Using a high-speed computerised number-scanning device called a 'war dialer', hackers track down the (often toll-free) telephone numbers that businesses use for voice- mail. They then trawl through the system until they access a mail box. This is often fairly easy, as some systems merely use extension numbers as passwords.

They may merely be seeking to listen to an executive's messages in the hope of hearing some useful titbits. Mr Benton says it is rumoured that some foreign countries encourage their own government departments to eavesdrop on business competitors from other countries in the hope of gleaning sensitive or lucrative information. He refused to say which ones.

Some hackers also search for an unassigned and empty voice-mail box, either for their own use or to sell illegally to someone else. These are useful in the underworld because they can be used to exchange information in illicit transactions without tying the participants to an address or easily traceable telephone number. All either party needs is a telephone number and the box access code. What better means of swapping information about drugs deals, arms sales or any other racket?

According to Mr Benton, the most graphic example of the huge amount of money that can be lost through 'voice-mail squatters' occurred recently in the US when a group of hackers broke into a corporate voice-mail box. The company's communication system, like many, allowed mail-box users to access outside telephone lines through an internal telephone exchange.

Within a few hours, instructions on how to access the boxes had been distributed to at least 200 hackers who immediately began using the lines en masse, sending the company's telephone bill into the stratosphere.
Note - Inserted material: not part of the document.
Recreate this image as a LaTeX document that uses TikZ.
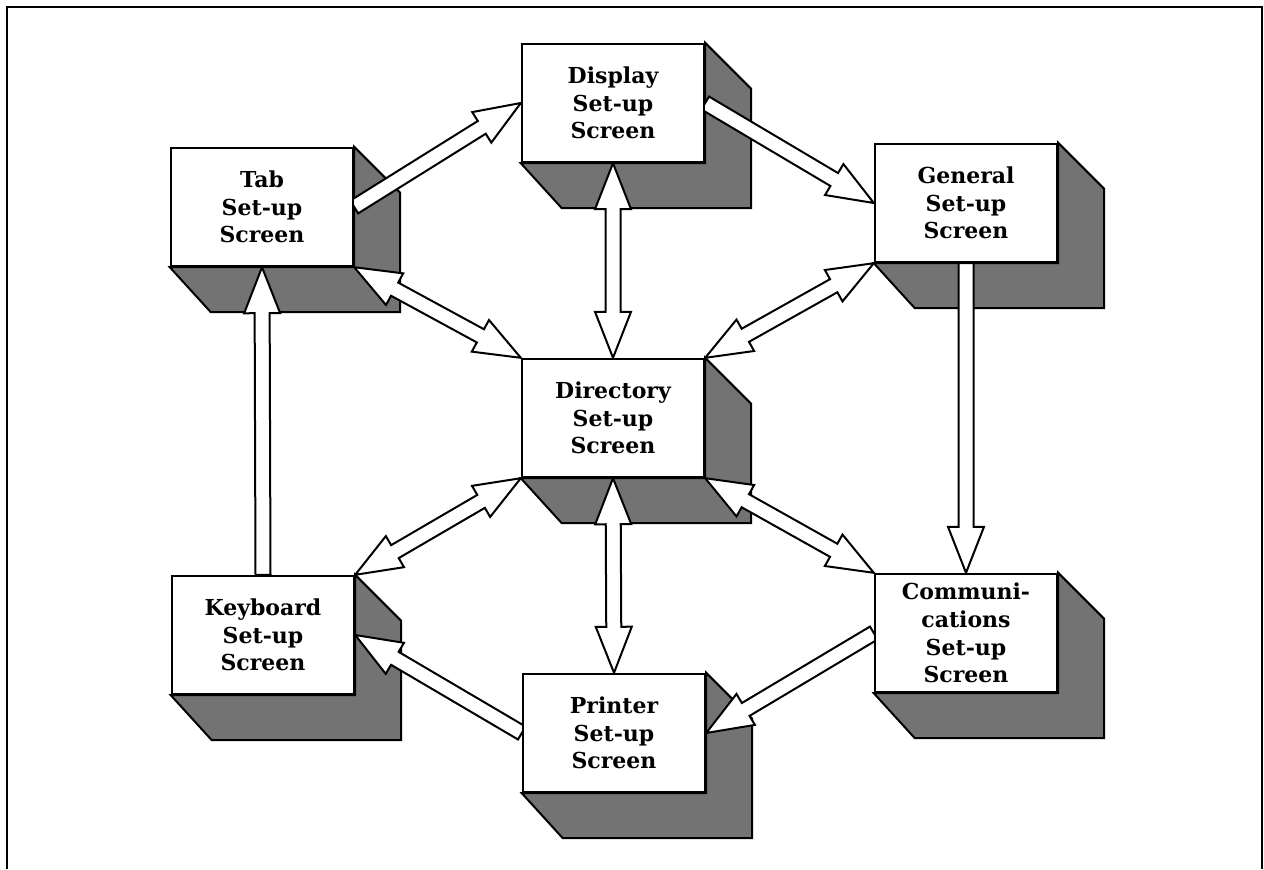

By the end of one weekend, they had spent dollars 1.4m ( pounds 933,000). 'It's incredible to see the costs that can be run up,' said Mr Benton. 'These people use the lines to download computer software and that sort of thing, which can take hours at a time.'

Information theft can be just as financially damaging. In one case an American company lost one of its sales staff to a Japanese competitor. His first act on settling in at his new job was to rifle through his former employer's mail boxes for information about forthcoming sales. He was unmasked when a competitor tipped off his old company, which set up a trap using bogus sales information as bait.

Another notorious case involved an American oil-drilling company bidding for work. An executive made the mistake of leaving details of a bid on v-mail. The following day a competitor won the contract. A Dallas telecommunications investigator told Forbes magazine that the losing company called him in after becoming suspicious about the circumstances of the deal. His inquiries established that the voice- mail message had been intercepted - a piece of snooping that cost his clients between dollars 500,000 and dollars 750,000 in lost business.

It is worth remembering that hotel voice-mail systems are even more vulnerable to abuse. Often they do not require a password, or rely on the user's room number. Any con artist worthy of the name can figure it out in minutes.

'Stealing information from competitors is on the rise,' warned the Telecom & Network Security Review recently. 'Thousands of voice-mail systems are penetrated on a weekly basis by competitors, disgruntled present and former employees and freelance hackers looking for information that might have a street value.' To make matters worse, such electronic crime is extremely hard to detect.

It is perhaps wise for companies with voice-mail systems to consider preventive measures. These include longer passwords, changing them often, and hiring security consultants to check through empty v- mail boxes to ensure they are free of squatters. But the best tip is the simplest - don't leave sensitive messages on v-mail - at least, not unless you are prepared for your latest brilliant pitch to the boss to be snapped up by the enemy.